Hexo names food and beverage industry veteran Cooper new CEO

cannabis stock image

Hexo is turning to a familiar face to lead the company’s next phase of growth after co-founder and former CEO Sebastien St-Louis abruptly departed the cannabis firm earlier this week.

The Ottawa pot producer Wednesday named Scott Cooper its new president and chief executive effective immediately. 

A 25-year veteran of the food and beverage industry who previously held senior executive roles at Sobeys and Molson Coors, Cooper is no stranger to Hexo’s operations. He joins the firm after a stint as president and CEO of Truss Beverage Co., a joint venture between Hexo and Molson Coors that launched in 2018.

Hexo says Cooper will continue to lead both companies for up to six months “to ensure a smooth transition.”

In a statement, Hexo chairman Dr. Michael Munzar said Cooper’s more than two decades of experience and his success in overseeing the launch of Truss’s cannabis-infused beverage portfolio make him the right candidate to “defend Hexo's position as a market leader in Canada and secure our place as a top-three global cannabis products company.”

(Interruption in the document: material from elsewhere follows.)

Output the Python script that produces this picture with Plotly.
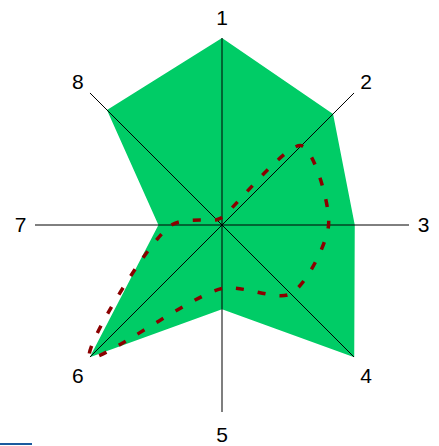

A Hexo spokesperson said Cooper was not available for comment Wednesday. In a statement, he thanked St-Louis for “his tremendous effort in establishing growth,” adding he’s looking forward to building on the company’s “strong foundation” as it embarks on an ambitious U.S. and European expansion bid.

Cooper’s hiring comes just two days after Hexo announced that St-Louis – who spearheaded a string of acquisitions and partnerships with corporate giants in his bid to build the “Coca-Cola of Cannabis” – was leaving the company in a major shakeup that also saw the firm’s chief operating officer Donald Courtney resign.

Valuable U.S. experience

While Cooper has a long and varied background in the Canadian food and beverage industry, he also spent time in Colorado as Molson Coors’ chief innovation officer from 2016-20 – giving him a familiarity with the U.S. market that could serve him well as Hexo ramps up its presence south of the border.

Hexo has recently moved to strengthen its U.S. foothold so it's ready to compete in the event the country federally legalizes cannabis, acquiring a 50,000-square-foot cannabis production facility in northern Colorado this summer. 

While Hexo vaulted into the No. 1 spot among Canadian cannabis producers following a series of acquisitions in 2021, it’s been a tumultuous year for the Ottawa company.

Hexo’s share price has dropped by more than 50 per cent since the beginning of January as the firm has been criticized for issuing too many shares and diluting existing shareholders.

According to a Yahoo! Finance report, activist shareholder Adam Arviv blasted St-Louis’ leadership in a Sept. 26 letter to the board, citing “recent dilutive financings, the CEO's misalignment with shareholders, and a lack of basic business skills to lead.”

Over the past two and a half years, Hexo’s total number of listed shares has tripled, with each new offering diluting the value of existing shares. 

Last year, the firm was forced to consolidate its shares on the NYSE after they fell below $1 and no longer met the exchange’s listing standards. The company shifted to the Nasdaq exchange this summer in what was billed partly as a cost-cutting move.

Hexo shares rallied Tuesday in the wake of St-Louis’ departure, rising 24 cents on the Nasdaq and 30 cents on the Toronto Stock Exchange, before falling back.

Its shares closed at $1.84 on the Nasdaq Wednesday, down 10 cents on the day, and finished down 16 cents to $2.24 on the TSX.